I also don’t do “getting over,” “throwing away,” or “forgetting.”
I still have the dress I wore to the 8th grade semi-formal, the converse all-stars I wore in high school, and mix tapes from college. I’m still super close with my best friend from pre-school. My college boyfriend is still one of my dearest friends. If I had limitless cash, I would go dig my first car — a 1987 Renault Alliance — out of the junkyard and have it rebuilt. (It wouldn’t BE in a junkyard if I had my way — after it died, it stayed in my mother’s garage for five years until she gave me an ultimatum: get rid of the Renault, or find a new family.)
I’m not a hoarder, I swear. I’m just…. loyal. A little sentimental. And I have a crazy memory that won’t let me forget who gave me that book, or how much I loved that mug when I was little, or how much I appreciated the nice thing my boss said to me fifteen years ago.
I’m sure it will come as a great shock, then, that I also don’t believe in throwing away writing ideas.
I write to figure things out, to wrestle with ideas and experiences I can’t quite make sense of, to clarify my thoughts and find closure.
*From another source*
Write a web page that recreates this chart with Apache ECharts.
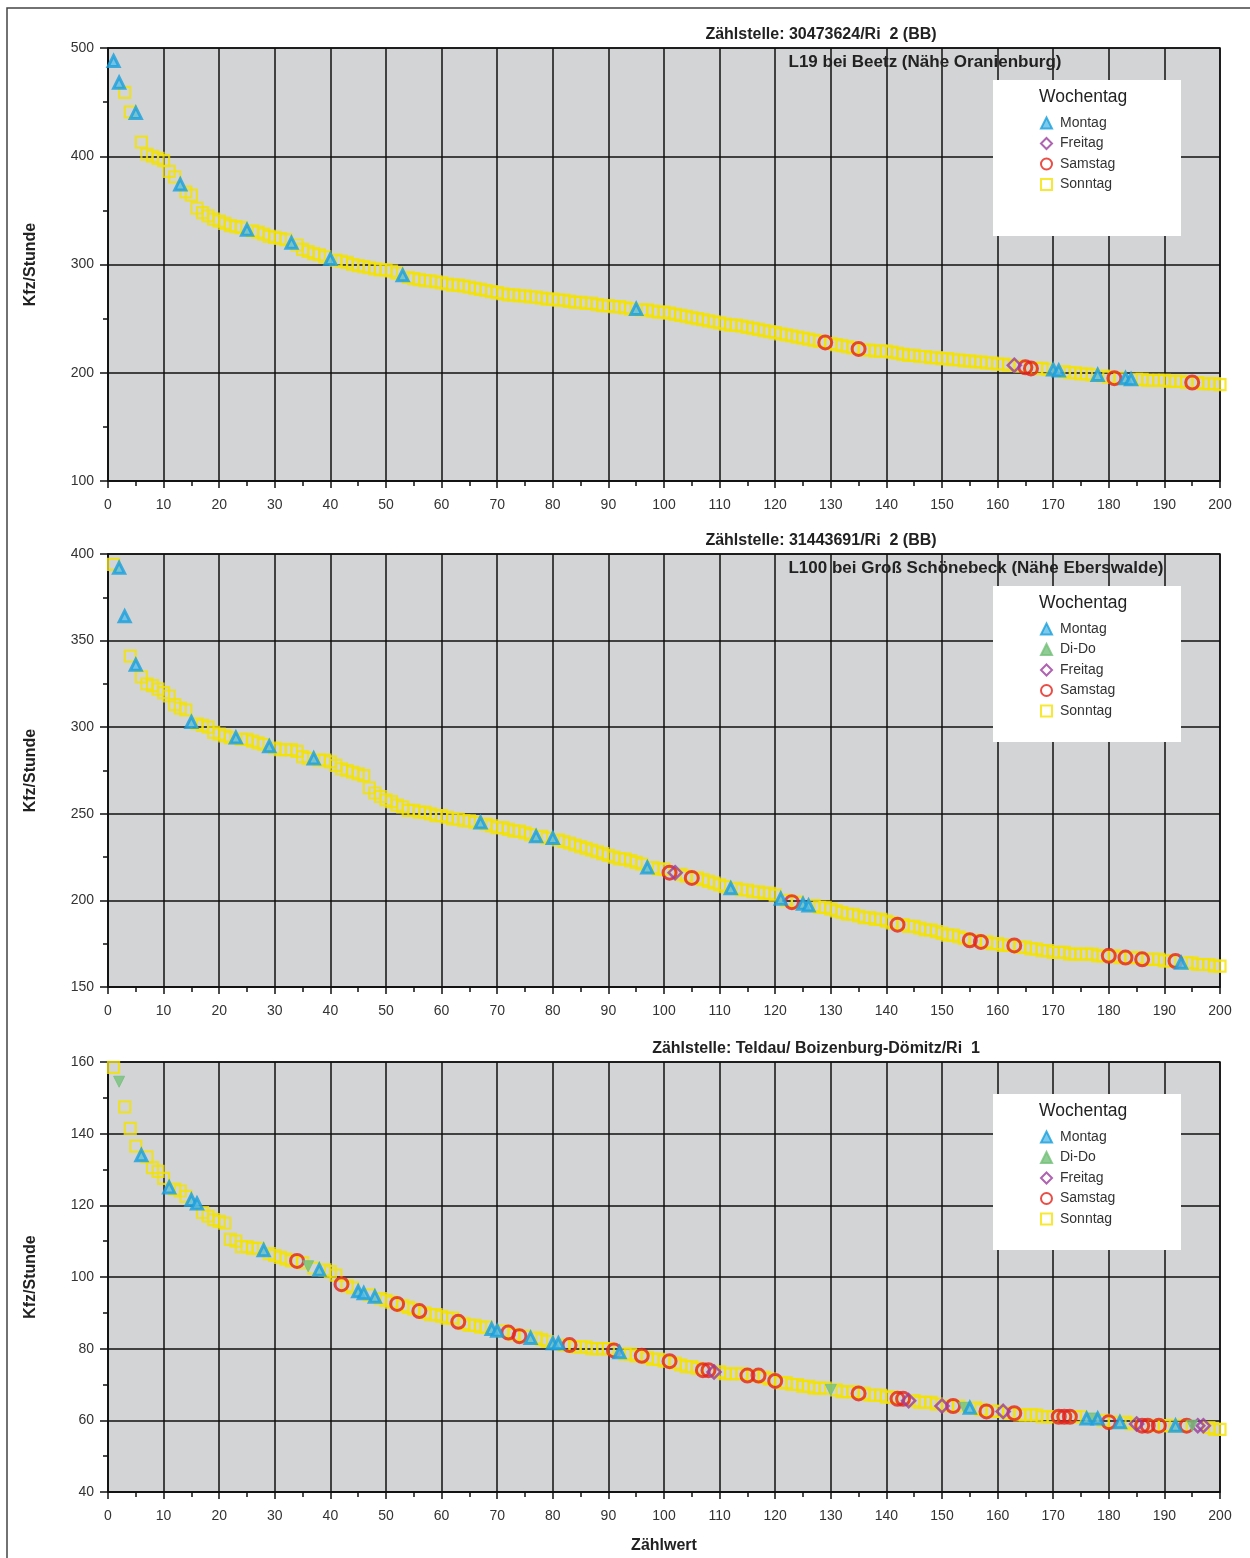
<!DOCTYPE html>
<html lang="de">
<head>
  <meta charset="UTF-8">
  <title>Zählwerte Kfz/Stunde</title>
  <style>html, body { margin: 0; padding: 0; background: #fff; }</style>
</head>
<body>
  <div id="chart" style="width: 1250px; height: 1558px;"></div>
</body>

<script src="https://cdn.jsdelivr.net/npm/echarts@6/dist/echarts.min.js"></script>

<script>
  // Kfz/Stunde sortiert nach Zählwert 1..200
  const beetz = [
    488, 468, 459, 441, 440, 413, 402, 400, 398, 396,
    386, 381, 374, 367, 364, 352, 348, 345, 342, 340,
    338, 336, 335, 334, 332, 331, 330, 328, 326, 325,
    324, 323, 320, 318, 314, 312, 310, 309, 307, 305,
    304, 303, 302, 300, 299, 298, 297, 296, 295, 295,
    294, 292, 290, 288, 287, 286, 285, 285, 284, 283,
    282, 281, 281, 280, 279, 278, 277, 276, 275, 274,
    273, 272, 272, 271, 271, 270, 270, 269, 268, 268,
    267, 267, 266, 265, 265, 264, 264, 263, 262, 262,
    261, 261, 260, 259, 259, 258, 258, 257, 256, 256,
    255, 254, 253, 252, 251, 250, 249, 248, 247, 246,
    245, 244, 244, 243, 242, 241, 240, 239, 238, 237,
    236, 235, 234, 233, 232, 231, 230, 229, 228, 227,
    226, 225, 224, 223, 222, 221, 221, 220, 220, 220,
    219, 218, 217, 216, 216, 215, 215, 214, 214, 213,
    213, 212, 212, 211, 211, 210, 210, 209, 209, 208,
    208, 207, 207, 206, 205, 204, 204, 204, 203, 203,
    202, 201, 200, 200, 199, 199, 198, 198, 197, 196,
    195, 195, 195, 194, 194, 194, 193, 193, 193, 193,
    192, 192, 192, 191, 191, 191, 190, 190, 190, 189
  ];
  // M = Montag, D = Di-Do, F = Freitag, A = Samstag, S = Sonntag
  const beetzTag = [
    'MMSSMSSSSS', 'SSMSSSSSSS', 'SSSSMSSSSS', 'SSMSSSSSSM', 'SSSSSSSSSS',
    'SSMSSSSSSS', 'SSSSSSSSSS', 'SSSSSSSSSS', 'SSSSSSSSSS', 'SSSSMSSSSS',
    'SSSSSSSSSS', 'SSSSSSSSSS', 'SSSSSSSSAS', 'SSSSASSSSS', 'SSSSSSSSSS',
    'SSSSSSSSSS', 'SSFSAASSSM', 'MSSSSSSMSS', 'ASMMSSSSSS', 'SSSSASSSSS'
  ].join('');

  const schoenebeck = [
    394, 392, 364, 341, 336, 329, 325, 324, 322, 320,
    318, 313, 311, 310, 303, 302, 301, 300, 297, 296,
    295, 294, 294, 293, 293, 292, 291, 290, 289, 288,
    287, 287, 287, 286, 283, 282, 282, 281, 281, 280,
    278, 276, 275, 274, 273, 272, 265, 262, 260, 258,
    257, 255, 254, 252, 252, 251, 251, 250, 249, 249,
    248, 247, 247, 246, 246, 245, 245, 244, 243, 242,
    242, 241, 240, 240, 239, 238, 237, 237, 236, 236,
    235, 234, 233, 232, 231, 230, 229, 228, 227, 226,
    225, 224, 224, 223, 222, 221, 219, 219, 218, 218,
    216, 216, 215, 214, 213, 213, 212, 211, 210, 209,
    208, 207, 207, 206, 206, 205, 205, 204, 204, 203,
    201, 200, 199, 199, 198, 197, 197, 196, 196, 195,
    194, 193, 192, 192, 191, 190, 190, 189, 189, 188,
    187, 186, 186, 185, 185, 184, 183, 183, 182, 181,
    180, 180, 179, 178, 177, 177, 176, 176, 175, 175,
    174, 174, 174, 173, 173, 172, 172, 171, 171, 170,
    170, 170, 169, 169, 169, 169, 169, 168, 168, 168,
    168, 167, 167, 167, 167, 166, 166, 166, 166, 165,
    165, 165, 164, 164, 164, 163, 163, 163, 162, 162
  ];
  const schoenebeckTag = [
    'SMMSMSSSSS', 'SSSSMSSSSS', 'SSMSSSSSMS', 'SSSSSSMSSS', 'SSSSSSSSSS',
    'SSSSSSSSSS', 'SSSSSSMSSS', 'SSSSSSMSSM', 'SSSSSSSSSS', 'SSSSSSMSSS',
    'AFSSASSSSS', 'SMSSSSSSSS', 'MSASMMSSSS', 'SSSSSSSSSS', 'SASSSSSSSS',
    'SSSSASASSS', 'SSASSSSSSS', 'SSSSSSSSSA', 'SSASSASSSS', 'SAMSSSSSSS'
  ].join('');

  const teldau = [
    158.5, 154.5, 147.5, 141.5, 136.5, 134, 133.5, 130.5, 129.5, 127.5,
    125, 124.5, 124, 122.5, 121.5, 120.5, 118, 117, 116, 115.5,
    115, 110.5, 110, 108.5, 108.5, 108, 108, 107.5, 106.5, 106,
    105.5, 105, 104.5, 104.5, 104, 103, 102.5, 102, 102, 101.5,
    100.5, 98, 97.5, 97, 96, 95.5, 95, 94.5, 94, 93.5,
    93, 92.5, 92, 91.5, 91, 90.5, 90, 89.5, 89.5, 89,
    88.5, 88.5, 87.5, 87, 86.5, 86.5, 86, 86, 85.5, 85,
    85, 84.5, 84, 83.5, 83.5, 83, 83, 82.5, 82, 81.5,
    81.5, 81, 81, 80.5, 80.5, 80.5, 80, 80, 80, 80,
    79.5, 79, 78.5, 78.5, 78, 78, 77.5, 77, 77, 76.5,
    76.5, 76, 75.5, 75, 75, 74.5, 74, 74, 73.5, 73.5,
    73, 73, 73, 73, 72.5, 72.5, 72.5, 72, 71.5, 71,
    70.5, 70.5, 70, 70, 69.5, 69.5, 69, 69, 69, 68.5,
    68.5, 68, 68, 68, 67.5, 67.5, 67, 67, 67, 66.5,
    66.5, 66, 66, 65.5, 65.5, 65, 65, 65, 64.5, 64,
    64, 64, 64, 63.5, 63.5, 63.5, 63, 62.5, 62.5, 62.5,
    62.5, 62, 62, 61.5, 61.5, 61.5, 61.5, 61, 61, 61,
    61, 61, 61, 61, 61, 60.5, 60.5, 60.5, 60, 59.5,
    59.5, 59.5, 59.5, 59, 59, 58.5, 58.5, 58.5, 58.5, 58.5,
    58.5, 58.5, 58.5, 58.5, 58.5, 58.5, 58.5, 58, 57.5, 57.5
  ];
  const teldauTag = [
    'SDSSSMSSSS', 'MSSSMMSSSS', 'SSSSSSSMSS', 'SSSASDSMSS', 'SASSMMSMSS',
    'SASSSASSSS', 'SSASSSSSMM', 'SASASMSSSM', 'MSASSSSSSS', 'AMSSSASSSS',
    'ASSSSSAAFS', 'SSSSASASSA', 'SSSSSSSSSD', 'SSSSASSSSS', 'SAAFSSSSSF',
    'SASDMSSASS', 'FSASSSSSSS', 'AAASSMDMSA', 'SMSSFAASAS', 'SMSADFFSSS'
  ].join('');

  const titles = [
    'Zählstelle: 30473624/Ri  2 (BB)',
    'Zählstelle: 31443691/Ri  2 (BB)',
    'Zählstelle: Teldau/ Boizenburg-Dömitz/Ri  1'
  ];
  const orte = [
    'L19 bei Beetz (Nähe Oranienburg)',
    'L100 bei Groß Schönebeck (Nähe Eberswalde)',
    ''
  ];
  const yRanges = [[100, 500, 100], [150, 400, 50], [40, 160, 20]];
  const legendData = [
    ['Montag', 'Freitag', 'Samstag', 'Sonntag'],
    ['Montag', 'Di-Do', 'Freitag', 'Samstag', 'Sonntag'],
    ['Montag', 'Di-Do', 'Freitag', 'Samstag', 'Sonntag']
  ];

  const panels = [
    { values: beetz, tage: beetzTag },
    { values: schoenebeck, tage: schoenebeckTag },
    { values: teldau, tage: teldauTag }
  ];

  const gridTops = [48, 554, 1062];
  const gridHeights = [433, 433, 430];
  const titleX = [821, 821, 816];
  const orteX = [925, 976, 0];
  const font = '"Liberation Sans", Arial, Helvetica, sans-serif';

  const tagStyles = {
    S: { name: 'Sonntag', symbol: 'rect', size: 11, style: { color: 'rgba(0,0,0,0)', borderColor: '#f4e200', borderWidth: 2.2 } },
    A: { name: 'Samstag', symbol: 'circle', size: 13, style: { color: 'rgba(0,0,0,0)', borderColor: '#e32219', borderWidth: 3 } },
    F: { name: 'Freitag', symbol: 'diamond', size: 13, style: { color: 'rgba(0,0,0,0)', borderColor: '#9a3d9c', borderWidth: 2.5 } },
    D: { name: 'Di-Do', symbol: 'triangle', size: 11, rotate: 180, style: { color: '#74c07a', borderColor: '#74c07a', borderWidth: 1 } },
    M: { name: 'Montag', symbol: 'triangle', size: 11, style: { color: '#5dbde8', borderColor: '#1a9fdb', borderWidth: 3 } }
  };
  const order = ['S', 'A', 'F', 'D', 'M'];

  const grids = [], xAxes = [], yAxes = [], series = [], legends = [], graphics = [];

  panels.forEach(function (p, k) {
    grids.push({
      left: 108, right: 30, top: gridTops[k], height: gridHeights[k],
      show: true, backgroundColor: '#d3d4d6', borderColor: '#111', borderWidth: 1.5
    });
    xAxes.push({
      gridIndex: k, type: 'value', min: 0, max: 200, interval: 10,
      name: k === 2 ? 'Zählwert' : '', nameLocation: 'middle', nameGap: 46,
      nameTextStyle: { fontFamily: font, fontSize: 16, fontWeight: 'bold', color: '#222' },
      axisLine: { lineStyle: { color: '#111', width: 1.5 } },
      axisTick: { length: 7, lineStyle: { color: '#111', width: 1.5 } },
      minorTick: { show: true, splitNumber: 2, length: 5, lineStyle: { color: '#111', width: 1.5 } },
      axisLabel: { margin: 17, fontFamily: font, fontSize: 14, color: '#333' },
      splitLine: { show: true, lineStyle: { color: '#111', width: 1.5 } }
    });
    const r = yRanges[k];
    yAxes.push({
      gridIndex: k, type: 'value', min: r[0], max: r[1], interval: r[2],
      name: 'Kfz/Stunde', nameLocation: 'middle', nameGap: 69, nameRotate: 90,
      nameTextStyle: { fontFamily: font, fontSize: 16, fontWeight: 'bold', color: '#222' },
      axisLine: { show: true, lineStyle: { color: '#111', width: 1.5 } },
      axisTick: { show: true, length: 8, lineStyle: { color: '#111', width: 1.5 } },
      minorTick: { show: true, splitNumber: 2, length: 5, lineStyle: { color: '#111', width: 1.5 } },
      axisLabel: { margin: 14, fontFamily: font, fontSize: 14, color: '#333' },
      splitLine: { show: true, lineStyle: { color: '#111', width: 1.5 } }
    });

    order.forEach(function (code) {
      const t = tagStyles[code];
      const data = [];
      p.values.forEach(function (v, i) {
        if (p.tage[i] === code) data.push([i + 1, v]);
      });
      if (!data.length) return;
      series.push({
        name: t.name, type: 'scatter', xAxisIndex: k, yAxisIndex: k,
        symbol: t.symbol, symbolSize: t.size, symbolRotate: t.rotate || 0,
        itemStyle: t.style, data: data, z: 3
      });
    });

    const top = gridTops[k];
    const boxTop = top + 32;
    graphics.push({
      type: 'text', x: titleX[k], y: top - 13, z: 10,
      style: { text: titles[k], align: 'center', verticalAlign: 'middle', font: 'bold 16px ' + font, fill: '#222' }
    });
    if (orte[k]) {
      graphics.push({
        type: 'text', x: orteX[k], y: top + 14, z: 10,
        style: { text: orte[k], align: 'center', verticalAlign: 'middle', font: 'bold 17px ' + font, fill: '#222' }
      });
    }
    graphics.push({
      type: 'rect', shape: { x: 993, y: boxTop, width: 188, height: 156 }, z: 5,
      style: { fill: '#fff' }
    });
    graphics.push({
      type: 'text', x: 1039, y: boxTop + 17, z: 10,
      style: { text: 'Wochentag', verticalAlign: 'middle', font: '17.5px ' + font, fill: '#222' }
    });
    legends.push({
      data: legendData[k], orient: 'vertical', left: 1035, top: boxTop + 31,
      itemWidth: 11, itemHeight: 11, itemGap: 6.5, selectedMode: false, z: 12,
      textStyle: { fontFamily: font, fontSize: 14, color: '#333', padding: [0, 0, 0, 3] }
    });
  });

  // Rahmen der gescannten Seite
  graphics.push({
    type: 'polyline', shape: { points: [[7, 1558], [7, 8], [1250, 8]] }, z: 10,
    style: { stroke: '#444', lineWidth: 1.5, fill: null }
  });

  const myChart = echarts.init(document.getElementById('chart'));
  myChart.setOption({
    animation: false,
    backgroundColor: '#fff',
    grid: grids,
    xAxis: xAxes,
    yAxis: yAxes,
    legend: legends,
    graphic: graphics,
    series: series
  });
</script>
</html>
As the saying goes, “How can I tell what I think until I see what I say?” I write about things that bother me, and things I wish I’d said at the time. I write to work through my own questions and challenge advice that no longer rings true.
The times when I can sit down and actually turn my thoughts into sentences, and wind multiple strands of thought into one cohesive piece? When I read over what I’ve written and say, yes, yes, that’s it. That is exactly it.
Those times are what make writing worth it.
Once I’ve written the thing I set out to write — captured the moment, rendered the image, worked through the question, solved the puzzle — I can let it go. Or — more accurately — it lets me go.
But until then? It sits in my mind, heavy and unanswered, with the weight of things undone. I can walk away — I can take on other projects — I can try to exorcise it by talking it through. (I once put a novel-length project to rest by telling it to a friend over dinner. We were sitting out on the patio at El Pinto in Albuquerque, and I spent half of dinner just telling this story. She loved it. After that night, I never felt the need to go back to it.)
I can’t make a list, as Deb Joanne did, of all the projects I’ve written and abandoned, because though I certainly have other projects, I’m not sure I’ve abandoned any of them yet. Walked away from, yes. Taken a break from. Given distance. Reassessed. Rethought. Reapproached.
But abandoned? Never.
For instance. Currently, I’m working on a story that began as my very first novel. The summer after I graduated from college, I lived with my mother and did almost nothing of consequence. I read books and ate apples and watched Days of Our Lives. Every night after sunset I walked the dog 2.5 miles out to a stop sign on a country highway, and 2.5 miles back into town. Around midnight, I’d sit down at the computer and type. I wrote a beginning that I loved:
For one week every summer, the Ferris Wheel is the tallest thing on the long, hot horizon. When the week’s over, and the wheel has been taken apart spoke by spoke, when the Zipper and the Tilt-O-Whirl have been packed onto the trucks that drive them from town to midwestern town, the hazy summer sky clings to the after-image of the fair. It hangs there for hours, the memory of the midway: a thin web of bars and chains etched against the tangerine sunset sky, like when you stare at lights long enough to still see them with your eyes shut, or like when Mom finally took down the picture of her and Daddy and the square on the wall behind it was a darker shade of yellow.
(I still kind of love it. I’d probably edit it, but I still kind of love it.)
I wrote and wrote, all summer long. And then I kept working on it for the next three years, until it was more than 300 pages long and nowhere near finished. The middle was muddled, the pacing was funky, and some of the writing was truly terrible.
But even though the book itself wasn’t working, I loved the characters, and I felt I hadn’t yet done them justice. They still had a story to tell, but I wasn’t sure I was ready to write it for them.
So I put it away and worked on other things. I co-authored a middle grade novel with a good friend. I wrote a bunch of awful short stories. I started working on the book that eventually became The Princesses of Iowa. I started other books too — NaNoWriMo projects, idea maps, random first chapters that didn’t go anywhere. I revised Princesses a billion times. I spent a lot of time working on what I thought would be my second published novel. I came to an impasse with it and decided we needed to take a break.
And now, ten years after I started, I’m back at work on that very first novel. It’s totally different, of course. A different character is now the protagonist, and the story arc has changed due to the POV switch. But at its heart, it’s the same story I started the summer after college, and with this one, I know it’s not going to let me go until I do it justice.
Please tell me I’m not alone! Anyone out there who can’t walk away? Anyone who broke up with a book and then came back to it?
*or maaaaaaaaaaaaaybe a hoarder. MAYBE. I just love too much, okay?